According to the book, Xavier Chamorro Cardenal was one of the directors of the newspaper who had originally opposed this loan. Years later, he would leave La Prensa to set up El Nuevo Diario with an editorial line in favor of the Sandinista Front.
Furthermore, the new Sandinista government did not cooperate with the reconstruction of the newspaper, “despite the fact that the staff of La Prensa had cooperated with technical assistance to the Sandinistas in the transformation of the old Somoza Novedades newspaper into Barricada. Novedades had been confiscated by the Sandinista government to turn it into their official organ,” narrates Chamorro Cardenal.
The Sandinistas only exempted La Prensa from paying customs taxes so that some equipment and machinery sent by the Inter American Press Association could enter the country for the reconstruction of the newspaper.

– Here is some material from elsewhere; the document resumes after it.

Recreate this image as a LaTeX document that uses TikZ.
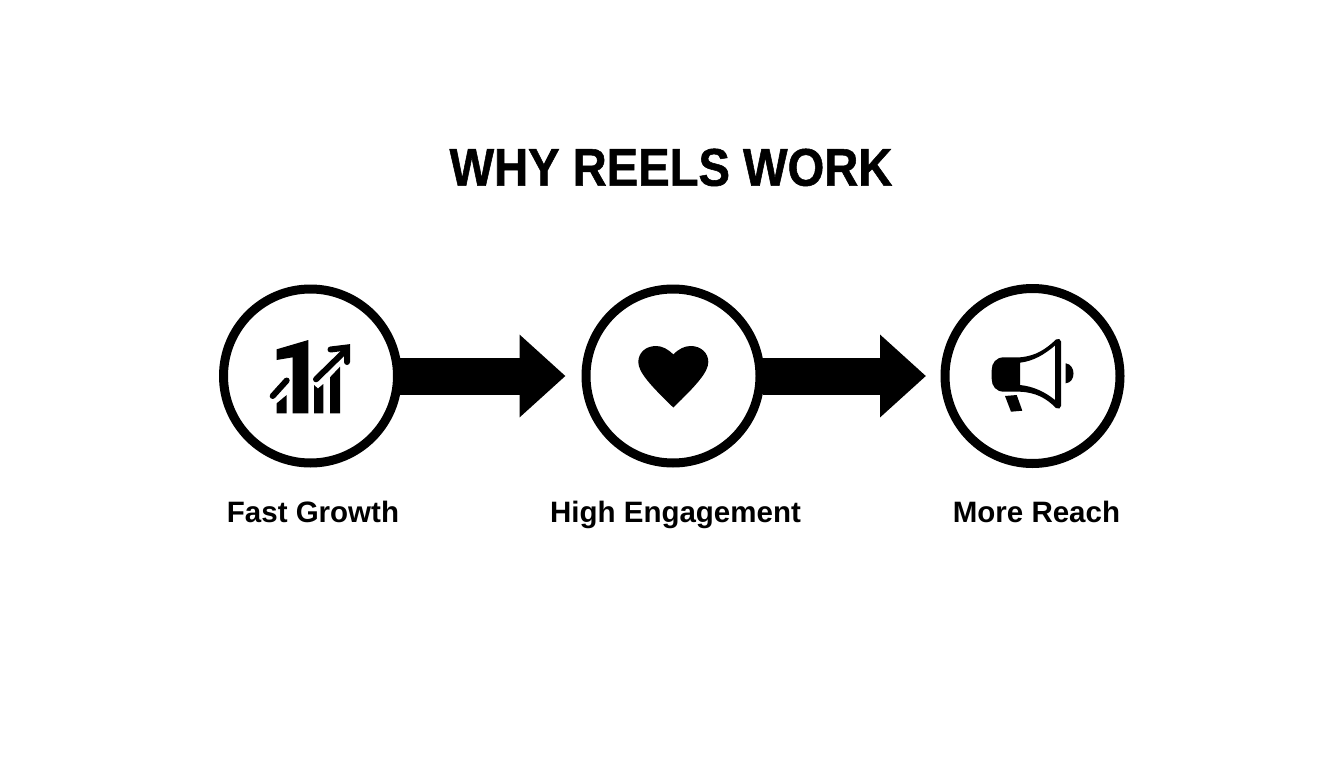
\documentclass[tikz,border=0pt]{standalone}
\usepackage{fontspec}
\setmainfont{Liberation Sans}
\newfontfamily\headfont[FakeStretch=0.89,BoldFeatures={FakeBold=1}]{Liberation Sans}
\usetikzlibrary{arrows.meta}
\tikzset{
  ring/.style={circle,draw=black,fill=white,line width=9pt,minimum size=174pt,inner sep=0pt},
  flow/.style={draw=black,line width=37pt,shorten <=-2pt,yshift=-0.8pt,-{Triangle[length=46pt,width=80pt]}},
  headline/.style={font=\headfont\fontsize{53}{60}\selectfont\bfseries,text=black,inner sep=0pt,anchor=base},
  caption/.style={font=\fontsize{29.5}{36}\selectfont\bfseries,text=black,inner sep=0pt,anchor=base},
  ink/.style={fill=black,draw=none},
  inkline/.style={draw=black,line width=6pt,line cap=round,line join=miter}
}
\begin{document}
\begin{tikzpicture}[x=1pt,y=-1pt]
\useasboundingbox[fill=white] (0,0) rectangle (1344,768);
\node[headline] (t) at (671,185.7) {WHY REELS WORK};
\node[ring] (c1) at (310.5,376) {};
\node[ring] (c2) at (673,376) {};
\node[ring,minimum size=175pt] (c3) at (1032.5,376) {};
\draw[flow,shorten >=16pt] (c1.east) -- (c2.west);
\draw[flow,shorten >=14.5pt] (c2.east) -- (c3.west);
\node[caption] (l1) at (313,522.7) {Fast Growth};
\node[caption] (l2) at (675.5,522.7) {High Engagement};
\node[caption] (l3) at (1036.5,522.7) {More Reach};
% growth icon
\fill[ink] (276.7,349.3) -- (308.3,340) -- (308.3,413.3) -- (292.7,413.3) -- (292.7,357.3) -- (276.7,360) -- cycle;
\fill[ink] (276.7,413.3) -- (286.7,413.3) -- (286.7,395) -- (276.7,403.3) -- cycle;
\draw[inkline] (272.7,396) -- (286.7,380.5);
\fill[ink] (314,413.3) -- (323.3,413.3) -- (323.3,384) -- (318,388.5) -- (314,385) -- cycle;
\fill[ink] (330,413.3) -- (340,413.3) -- (340,366.7) -- (330,377.3) -- cycle;
\draw[inkline] (316,379.3) -- (346,350);
\draw[inkline] (330.5,349.5) -- (347,347.5) -- (347,362);
% heart icon
\fill[ink] (673.3,354.5)
  .. controls (668,349) and (662,346) .. (656,346)
  .. controls (645.5,346) and (638.3,353) .. (638.3,362)
  .. controls (638.3,372) and (650,385) .. (673.3,407.5)
  .. controls (696.6,385) and (708.3,372) .. (708.3,362)
  .. controls (708.3,353) and (701.1,346) .. (690.6,346)
  .. controls (684.6,346) and (678.6,349) .. (673.3,354.5) -- cycle;
% megaphone icon
\fill[ink,even odd rule] (1004,357.3) -- (1020,357.3)
  .. controls (1036,356) and (1046,349) .. (1056,339.5)
  .. controls (1058,338) and (1061,339) .. (1061,341.5)
  -- (1061,406)
  .. controls (1061,408.5) and (1058,409.5) .. (1056,408)
  .. controls (1046,398) and (1036,392.5) .. (1020,391.7)
  -- (1004,391.7)
  .. controls (996,391.7) and (991.7,386) .. (991.7,379)
  -- (991.7,370)
  .. controls (991.7,363) and (996,357.3) .. (1004,357.3) -- cycle
  (1020,362.7)
  .. controls (1034,361) and (1045,354) .. (1055,345.5)
  -- (1055,400)
  .. controls (1045,392) and (1034,386.5) .. (1020,385) -- cycle;
\fill[ink] (1005,396) -- (1016.7,395) -- (1022.3,410.7) -- (1011,411.7) -- cycle;
\fill[ink] (1065.7,363.3) .. controls (1071,364) and (1073.5,369) .. (1073.5,373.5)
  .. controls (1073.5,378) and (1071,383) .. (1065.7,383.3) -- cycle;
\end{tikzpicture}
\end{document}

Throughout the 1980s, La Prensa suffered closures and censorship for its critical position against the Sandinista government, until Daniel Ortega lost the elections against Violeta Barrios de Chamorro in 1990.
Now that Daniel Ortega is again in power, La Prensa experiences a new phase of Sandinista repression, with its general manager, Juan Lorenzo Holmann Chamorro turned into a political prisoner, and the newspaper facilities confiscated and all its staff in exile.